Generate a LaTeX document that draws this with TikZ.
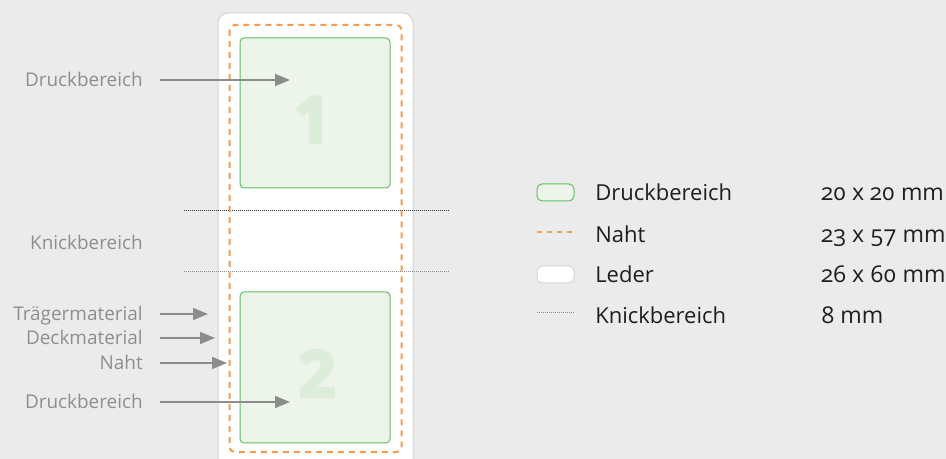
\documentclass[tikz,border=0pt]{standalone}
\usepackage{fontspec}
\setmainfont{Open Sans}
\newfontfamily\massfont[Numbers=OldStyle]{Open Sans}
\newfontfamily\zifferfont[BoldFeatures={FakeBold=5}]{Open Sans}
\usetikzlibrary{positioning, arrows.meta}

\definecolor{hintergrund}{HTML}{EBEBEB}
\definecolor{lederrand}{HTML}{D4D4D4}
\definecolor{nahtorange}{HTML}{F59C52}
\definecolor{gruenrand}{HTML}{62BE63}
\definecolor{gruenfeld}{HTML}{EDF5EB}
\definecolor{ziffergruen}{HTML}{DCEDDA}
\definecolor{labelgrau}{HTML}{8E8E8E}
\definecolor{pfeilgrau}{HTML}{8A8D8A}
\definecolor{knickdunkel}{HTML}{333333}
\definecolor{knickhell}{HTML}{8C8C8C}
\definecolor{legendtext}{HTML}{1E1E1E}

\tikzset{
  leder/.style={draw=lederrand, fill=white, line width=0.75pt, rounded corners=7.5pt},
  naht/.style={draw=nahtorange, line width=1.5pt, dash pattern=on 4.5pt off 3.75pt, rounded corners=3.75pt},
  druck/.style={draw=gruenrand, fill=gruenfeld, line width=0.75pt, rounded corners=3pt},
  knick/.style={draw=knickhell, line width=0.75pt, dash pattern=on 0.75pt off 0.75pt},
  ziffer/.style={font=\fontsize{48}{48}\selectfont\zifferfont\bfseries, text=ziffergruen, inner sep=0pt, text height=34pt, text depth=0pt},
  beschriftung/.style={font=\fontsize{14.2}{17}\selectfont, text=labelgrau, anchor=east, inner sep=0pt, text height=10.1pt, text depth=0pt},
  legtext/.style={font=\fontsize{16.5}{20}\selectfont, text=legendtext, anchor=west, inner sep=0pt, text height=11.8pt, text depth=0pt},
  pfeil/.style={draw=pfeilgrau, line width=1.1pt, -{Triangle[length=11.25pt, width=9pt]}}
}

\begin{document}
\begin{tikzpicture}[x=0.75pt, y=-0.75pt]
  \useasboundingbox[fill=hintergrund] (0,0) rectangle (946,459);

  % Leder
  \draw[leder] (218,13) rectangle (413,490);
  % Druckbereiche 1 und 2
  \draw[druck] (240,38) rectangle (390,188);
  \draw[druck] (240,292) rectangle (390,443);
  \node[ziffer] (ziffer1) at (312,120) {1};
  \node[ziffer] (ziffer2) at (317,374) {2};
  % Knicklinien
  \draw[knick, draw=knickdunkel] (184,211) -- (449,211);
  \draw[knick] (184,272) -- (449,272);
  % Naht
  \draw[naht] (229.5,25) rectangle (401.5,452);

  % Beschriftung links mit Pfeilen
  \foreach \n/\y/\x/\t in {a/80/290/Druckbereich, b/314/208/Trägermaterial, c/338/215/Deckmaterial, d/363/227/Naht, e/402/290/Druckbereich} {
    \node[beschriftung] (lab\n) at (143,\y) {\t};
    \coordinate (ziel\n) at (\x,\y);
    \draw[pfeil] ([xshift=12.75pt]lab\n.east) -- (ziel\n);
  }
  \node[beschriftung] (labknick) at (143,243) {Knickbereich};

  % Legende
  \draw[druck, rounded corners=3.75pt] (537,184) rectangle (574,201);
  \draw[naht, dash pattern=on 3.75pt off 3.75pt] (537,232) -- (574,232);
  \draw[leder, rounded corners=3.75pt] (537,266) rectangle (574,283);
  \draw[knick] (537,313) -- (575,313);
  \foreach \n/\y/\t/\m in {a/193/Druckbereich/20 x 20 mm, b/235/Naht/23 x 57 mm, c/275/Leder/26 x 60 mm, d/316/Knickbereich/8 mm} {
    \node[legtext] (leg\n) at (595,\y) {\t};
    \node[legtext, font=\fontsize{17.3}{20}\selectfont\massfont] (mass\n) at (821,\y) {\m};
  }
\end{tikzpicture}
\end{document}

What needs to be done: Set down again, exactly, the lines of the material above from its first line to the one with "(0,0) rectangle (946,459);", inclusive. Leave the pictures out.

Exercise answer:
Generate a LaTeX document that draws this with TikZ.
\documentclass[tikz,border=0pt]{standalone}
\usepackage{fontspec}
\setmainfont{Open Sans}
\newfontfamily\massfont[Numbers=OldStyle]{Open Sans}
\newfontfamily\zifferfont[BoldFeatures={FakeBold=5}]{Open Sans}
\usetikzlibrary{positioning, arrows.meta}

\definecolor{hintergrund}{HTML}{EBEBEB}
\definecolor{lederrand}{HTML}{D4D4D4}
\definecolor{nahtorange}{HTML}{F59C52}
\definecolor{gruenrand}{HTML}{62BE63}
\definecolor{gruenfeld}{HTML}{EDF5EB}
\definecolor{ziffergruen}{HTML}{DCEDDA}
\definecolor{labelgrau}{HTML}{8E8E8E}
\definecolor{pfeilgrau}{HTML}{8A8D8A}
\definecolor{knickdunkel}{HTML}{333333}
\definecolor{knickhell}{HTML}{8C8C8C}
\definecolor{legendtext}{HTML}{1E1E1E}

\tikzset{
  leder/.style={draw=lederrand, fill=white, line width=0.75pt, rounded corners=7.5pt},
  naht/.style={draw=nahtorange, line width=1.5pt, dash pattern=on 4.5pt off 3.75pt, rounded corners=3.75pt},
  druck/.style={draw=gruenrand, fill=gruenfeld, line width=0.75pt, rounded corners=3pt},
  knick/.style={draw=knickhell, line width=0.75pt, dash pattern=on 0.75pt off 0.75pt},
  ziffer/.style={font=\fontsize{48}{48}\selectfont\zifferfont\bfseries, text=ziffergruen, inner sep=0pt, text height=34pt, text depth=0pt},
  beschriftung/.style={font=\fontsize{14.2}{17}\selectfont, text=labelgrau, anchor=east, inner sep=0pt, text height=10.1pt, text depth=0pt},
  legtext/.style={font=\fontsize{16.5}{20}\selectfont, text=legendtext, anchor=west, inner sep=0pt, text height=11.8pt, text depth=0pt},
  pfeil/.style={draw=pfeilgrau, line width=1.1pt, -{Triangle[length=11.25pt, width=9pt]}}
}

\begin{document}
\begin{tikzpicture}[x=0.75pt, y=-0.75pt]
  \useasboundingbox[fill=hintergrund] (0,0) rectangle (946,459);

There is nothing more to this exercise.